### Set problem:
Lines from the one containing "What Chart.js code" to the one containing "const nbgY = [83.0, 79.6, 105.0, 103.1];", both lines included, are to be extracted exactly from the data below; pictures are excluded.

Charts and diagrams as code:
________________________________________

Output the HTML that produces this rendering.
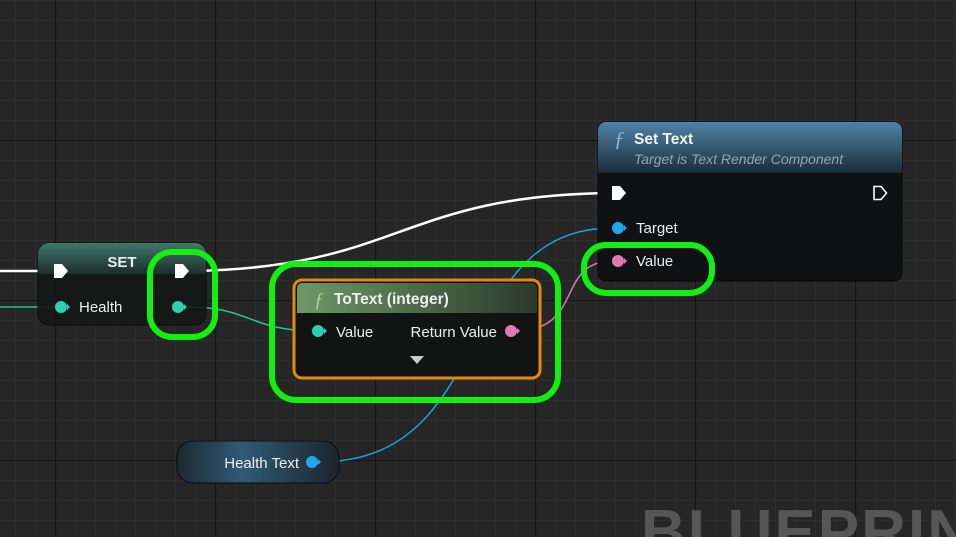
<!DOCTYPE html>
<html><head><meta charset="utf-8"><style>
html,body{margin:0;padding:0;background:#262626;overflow:hidden}
body{width:956px;height:537px;position:relative;font-family:"Liberation Sans",sans-serif}
</style></head><body>
<svg width="956" height="537" viewBox="0 0 956 537" xmlns="http://www.w3.org/2000/svg" style="position:absolute;left:0;top:0">
<defs>
<pattern id="minor" x="15" y="0" width="20" height="20" patternUnits="userSpaceOnUse">
<path d="M0 0V20M0 0H20" stroke="#363636" stroke-width="1" fill="none"/>
</pattern>
<pattern id="major" x="55" y="140" width="160" height="160" patternUnits="userSpaceOnUse">
<path d="M0.5 0V160M0 0.5H160" stroke="#151515" stroke-width="1.2" fill="none"/>
</pattern>
<linearGradient id="setH" x1="0" y1="0" x2="0" y2="1"><stop offset="0" stop-color="#4f9888"/><stop offset="1" stop-color="#1d3531"/></linearGradient>
<linearGradient id="stH" x1="0" y1="0" x2="0" y2="1"><stop offset="0" stop-color="#5083a6"/><stop offset="1" stop-color="#1a2c39"/></linearGradient>
<linearGradient id="ttH" x1="0" y1="0" x2="1" y2="0"><stop offset="0" stop-color="#6f9867"/><stop offset="1" stop-color="#2a3a2a"/></linearGradient>
<linearGradient id="htH" x1="0" y1="0" x2="1" y2="0"><stop offset="0" stop-color="#1c2a33"/><stop offset="0.4" stop-color="#2f5a76"/><stop offset="1" stop-color="#1c252b"/></linearGradient>
</defs>
<rect width="956" height="537" fill="#262626"/>
<rect width="956" height="537" fill="url(#minor)"/>
<rect width="956" height="537" fill="url(#major)"/>
<text x="641" y="553" font-size="62" font-weight="bold" fill="#565656" letter-spacing="2">BLUEPRINT</text>

<!-- wires -->
<path d="M0 271H52" stroke="#fff" stroke-width="2.5" fill="none"/>
<path d="M190 271C400 268 400 195 612 193" stroke="#fff" stroke-width="2.5" fill="none"/>
<path d="M0 307H60" stroke="#2bbfa0" stroke-width="1.5" fill="none"/>
<path d="M188 307C250 307 250 331 316 331" stroke="#2bbfa0" stroke-width="1.5" fill="none"/>
<path d="M318 462C500 462 450 228 613 228" stroke="#1fa0dc" stroke-width="1.5" fill="none"/>
<path d="M515 331C585 331 555 261 613 261" stroke="#d77aa8" stroke-width="1.5" fill="none"/>

<!-- SET node -->
<rect x="38" y="243" width="168" height="82" rx="11" fill="#151717" fill-opacity="0.92" stroke="#0c0c0c"/>
<path d="M49 243H195A11 11 0 0 1 206 254V274H38V254A11 11 0 0 1 49 243Z" fill="url(#setH)" opacity="0.75"/>
<text x="122" y="267" font-size="15" font-weight="bold" fill="#eee" text-anchor="middle">SET</text>
<path d="M54 264h8l6 7-6 7h-8z" fill="#fff"/>
<path d="M175 264h8l6 7-6 7h-8z" fill="#fff"/>
<circle cx="61" cy="307" r="6" fill="#2bd0ac"/><path d="M67 304l3 3-3 3z" fill="#2bd0ac"/>
<text x="79" y="312" font-size="15" fill="#eee">Health</text>
<circle cx="178" cy="307" r="6" fill="#2bd0ac"/><path d="M184 304l3 3-3 3z" fill="#2bd0ac"/>

<!-- ToText node -->
<rect x="294" y="280" width="246" height="98" rx="8" fill="#121413" stroke="#e08a14" stroke-width="3"/>
<path d="M302 283H532A5 5 0 0 1 537 288V313H297V288A5 5 0 0 1 302 283Z" fill="url(#ttH)"/>
<text x="314" y="306" font-size="20" font-style="italic" font-family="Liberation Serif,serif" fill="#a8d890">ƒ</text>
<text x="334" y="304" font-size="15.5" font-weight="bold" fill="#f0f0f0">ToText (integer)</text>
<circle cx="318" cy="331" r="6" fill="#2bd0ac"/><path d="M324 328l3 3-3 3z" fill="#2bd0ac"/>
<text x="336" y="337" font-size="15" fill="#eee">Value</text>
<text x="497" y="337" font-size="15" fill="#eee" text-anchor="end">Return Value</text>
<circle cx="511" cy="331" r="6" fill="#e07bb0"/><path d="M517 328l3 3-3 3z" fill="#e07bb0"/>
<path d="M410 356h14l-7 8z" fill="#ccc"/>

<!-- Set Text node -->
<rect x="598" y="122" width="304" height="159" rx="8" fill="#0f1112" stroke="#080808"/>
<path d="M606 122H894A8 8 0 0 1 902 130V173H598V130A8 8 0 0 1 606 122Z" fill="url(#stH)"/>
<text x="614" y="146" font-size="21" font-style="italic" font-family="Liberation Serif,serif" fill="#7fc0ef">ƒ</text>
<text x="634" y="144" font-size="15.5" font-weight="bold" fill="#f4f4f4">Set Text</text>
<text x="634" y="164" font-size="14" font-style="italic" fill="#93a6ae">Target is Text Render Component</text>
<path d="M612 186h8l6 7-6 7h-8z" fill="#fff"/>
<path d="M874 186.5h7l5.5 6.5-5.5 6.5h-7z" fill="none" stroke="#fff" stroke-width="1.6"/>
<circle cx="618" cy="228" r="6" fill="#1fa8f0"/><path d="M624 225l3 3-3 3z" fill="#1fa8f0"/>
<text x="636" y="233" font-size="15" fill="#eee">Target</text>
<circle cx="618" cy="261" r="6" fill="#e07bb0"/><path d="M624 258l3 3-3 3z" fill="#e07bb0"/>
<text x="636" y="266" font-size="15" fill="#eee">Value</text>

<!-- Health Text -->
<rect x="177" y="441" width="162" height="42" rx="16" fill="url(#htH)" stroke="#0a0a0a"/>
<text x="299" y="468" font-size="15" fill="#eee" text-anchor="end">Health Text</text>
<circle cx="312" cy="462" r="6" fill="#1fa8f0"/><path d="M318 459l3 3-3 3z" fill="#1fa8f0"/>

<!-- highlights -->
<rect x="150" y="252" width="65" height="85" rx="22" fill="none" stroke="#11f011" stroke-width="6"/>
<rect x="272" y="264" width="286" height="136" rx="24" fill="none" stroke="#11f011" stroke-width="6"/>
<rect x="584" y="245" width="128" height="48" rx="22" fill="none" stroke="#11f011" stroke-width="6"/>
</svg>
</body></html>
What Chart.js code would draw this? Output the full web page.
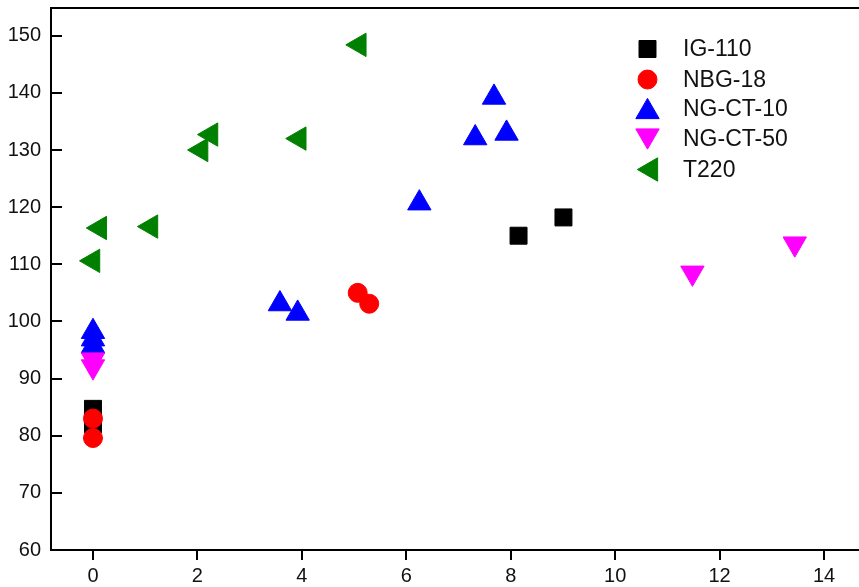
<!DOCTYPE html>
<html>
<head>
<meta charset="utf-8">
<script src="https://cdn.jsdelivr.net/npm/chart.js"></script>
<style>
    html, body { margin: 0; padding: 0; background: #fff; overflow: hidden; }
    canvas { display: block; }
</style>
</head>
<body>
<canvas id="scatterChart" width="859" height="587"></canvas>
<script>
// series
const seriesNames = ['IG-110', 'NBG-18', 'NG-CT-10', 'NG-CT-50', 'T220'];

const igX = [0, 0, 8.15, 9.01];
const igY = [84.7, 82.0, 115.0, 118.2];

const nbgX = [0, 0, 5.07, 5.29];
const nbgY = [83.0, 79.6, 105.0, 103.1];

const ct10X = [0, 0, 0, 3.58, 3.92, 6.25, 7.32, 7.68, 7.92];
const ct10Y = [98.2, 96.9, 95.7, 103.05, 101.4, 120.7, 132.1, 139.2, 132.9];

const ct50X = [0, 0, 11.48, 13.44];
const ct50Y = [93.3, 92.1, 108.5, 113.6];

const t220X = [0, 0.13, 1.11, 2.07, 2.26, 3.95, 5.1];
const t220Y = [110.6, 116.35, 116.6, 130.0, 132.7, 132.0, 148.4];

const xTicks = [0, 2, 4, 6, 8, 10, 12, 14];
const yTicks = [60, 70, 80, 90, 100, 110, 120, 130, 140, 150];

const FONT = '"Liberation Sans", Arial, sans-serif';

const styles = [
    { color: '#000000', pointStyle: 'rect', rotation: 0, radius: 12 },
    { color: '#ff0000', pointStyle: 'circle', rotation: 0, radius: 9.5 },
    { color: '#0000ff', pointStyle: 'triangle', rotation: 0, radius: 13.5 },
    { color: '#ff00ff', pointStyle: 'triangle', rotation: 180, radius: 13.5 },
    { color: '#008000', pointStyle: 'triangle', rotation: 270, radius: 13.5 }
];

const xs = [igX, nbgX, ct10X, ct50X, t220X];
const ys = [igY, nbgY, ct10Y, ct50Y, t220Y];

function toPoints(xArr, yArr) {
    return xArr.map((x, i) => ({ x: x, y: yArr[i] }));
}

const datasets = seriesNames.map((name, i) => ({
    label: name,
    data: toPoints(xs[i], ys[i]),
    order: seriesNames.length - i, // later series sit on top
    pointStyle: styles[i].pointStyle,
    rotation: styles[i].rotation,
    pointRadius: styles[i].radius,
    pointHoverRadius: styles[i].radius,
    pointBorderWidth: 1,
    backgroundColor: styles[i].color,
    borderColor: styles[i].color
}));

function noPadding(scale) {
    scale.paddingTop = 0;
    scale.paddingBottom = 0;
    scale.paddingLeft = 0;
    scale.paddingRight = 0;
}

// ticks (y inward, x outward), top frame line and the legend
const framePlugin = {
    id: 'frame',
    afterDraw(chart) {
        const ctx = chart.ctx;
        const area = chart.chartArea;
        const xs_ = chart.scales.x;
        const ys_ = chart.scales.y;
        ctx.save();
        ctx.strokeStyle = '#000';
        ctx.lineWidth = 2;
        ctx.beginPath();
        ctx.moveTo(area.left - 1, area.top);
        ctx.lineTo(area.right, area.top);
        yTicks.forEach(v => {
            const py = Math.round(ys_.getPixelForValue(v));
            ctx.moveTo(area.left, py);
            ctx.lineTo(area.left + 11, py);
        });
        xTicks.forEach(v => {
            const px = Math.round(xs_.getPixelForValue(v));
            ctx.moveTo(px, area.bottom);
            ctx.lineTo(px, area.bottom + 10);
        });
        ctx.stroke();

        // legend
        const markerX = 647.5;
        const textX = 683;
        const rowY = [49, 79.5, 108.5, 139, 169.5];
        ctx.font = '23px ' + FONT;
        ctx.textBaseline = 'middle';
        ctx.textAlign = 'left';
        seriesNames.forEach((name, i) => {
            const s = styles[i];
            let cy = rowY[i];
            let cx = markerX;
            if (s.pointStyle === 'triangle' && s.rotation === 0) cy += s.radius / 4;
            if (s.pointStyle === 'triangle' && s.rotation === 180) cy -= s.radius / 4;
            if (s.pointStyle === 'triangle' && s.rotation === 270) cx += s.radius / 4;
            ctx.fillStyle = s.color;
            ctx.strokeStyle = s.color;
            ctx.lineWidth = 1;
            Chart.helpers.drawPoint(ctx, {
                pointStyle: s.pointStyle,
                rotation: s.rotation,
                radius: s.radius,
                borderWidth: 1
            }, cx, cy);
            ctx.fillStyle = '#111';
            ctx.fillText(name, textX, rowY[i] + 1);
        });
        ctx.restore();
    }
};

new Chart(document.getElementById('scatterChart'), {
    type: 'scatter',
    data: { datasets: datasets },
    options: {
        responsive: false,
        animation: false,
        devicePixelRatio: 1,
        layout: { autoPadding: false, padding: { top: 8, right: 0, left: 0, bottom: 0 } },
        plugins: {
            legend: { display: false },
            tooltip: { enabled: false }
        },
        scales: {
            x: {
                type: 'linear',
                min: -0.804,
                max: 14.67,
                afterFit: scale => { scale.height = 37; noPadding(scale); },
                afterBuildTicks: scale => { scale.ticks = xTicks.map(v => ({ value: v })); },
                grid: { display: false, drawTicks: false },
                border: { display: true, color: '#000', width: 2 },
                ticks: {
                    padding: 14,
                    color: '#111',
                    font: { family: FONT, size: 20 },
                    maxRotation: 0
                }
            },
            y: {
                type: 'linear',
                min: 60,
                max: 154.85,
                afterFit: scale => { scale.width = 51; noPadding(scale); },
                afterBuildTicks: scale => { scale.ticks = yTicks.map(v => ({ value: v })); },
                grid: { display: false, drawTicks: false },
                border: { display: true, color: '#000', width: 2 },
                ticks: {
                    padding: 10,
                    color: '#111',
                    font: { family: FONT, size: 20 }
                }
            }
        }
    },
    plugins: [framePlugin]
});
</script>
</body>
</html>
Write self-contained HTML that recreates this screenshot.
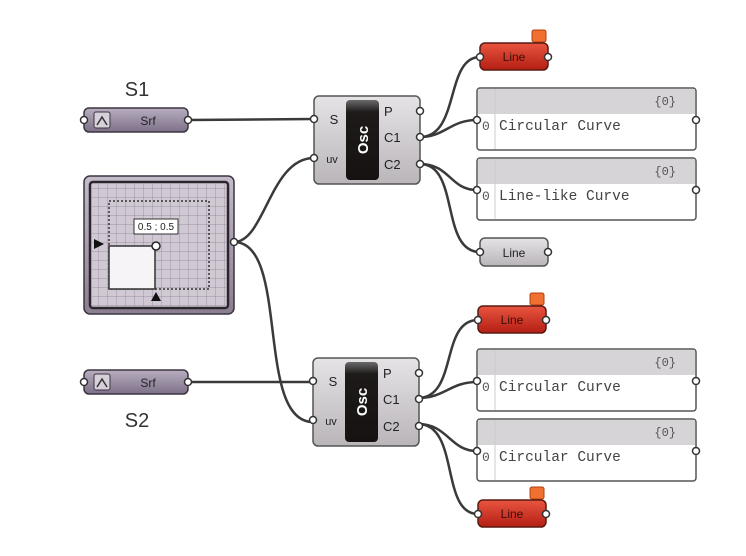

________________________________________

### Task output:
What Chart.js code would draw this? Output the full web page.
<!DOCTYPE html>
<html>
<head>
<meta charset="utf-8">
<script src="https://cdn.jsdelivr.net/npm/chart.js"></script>
<style>
    html, body { margin: 0; padding: 0; background: #fff; overflow: hidden; }
    canvas { display: block; }
</style>
</head>
<body>
<canvas id="scatterChart" width="859" height="587"></canvas>
<script>
// series
const seriesNames = ['IG-110', 'NBG-18', 'NG-CT-10', 'NG-CT-50', 'T220'];

const igX = [0, 0, 8.15, 9.01];
const igY = [84.7, 82.0, 115.0, 118.2];

const nbgX = [0, 0, 5.07, 5.29];
const nbgY = [83.0, 79.6, 105.0, 103.1];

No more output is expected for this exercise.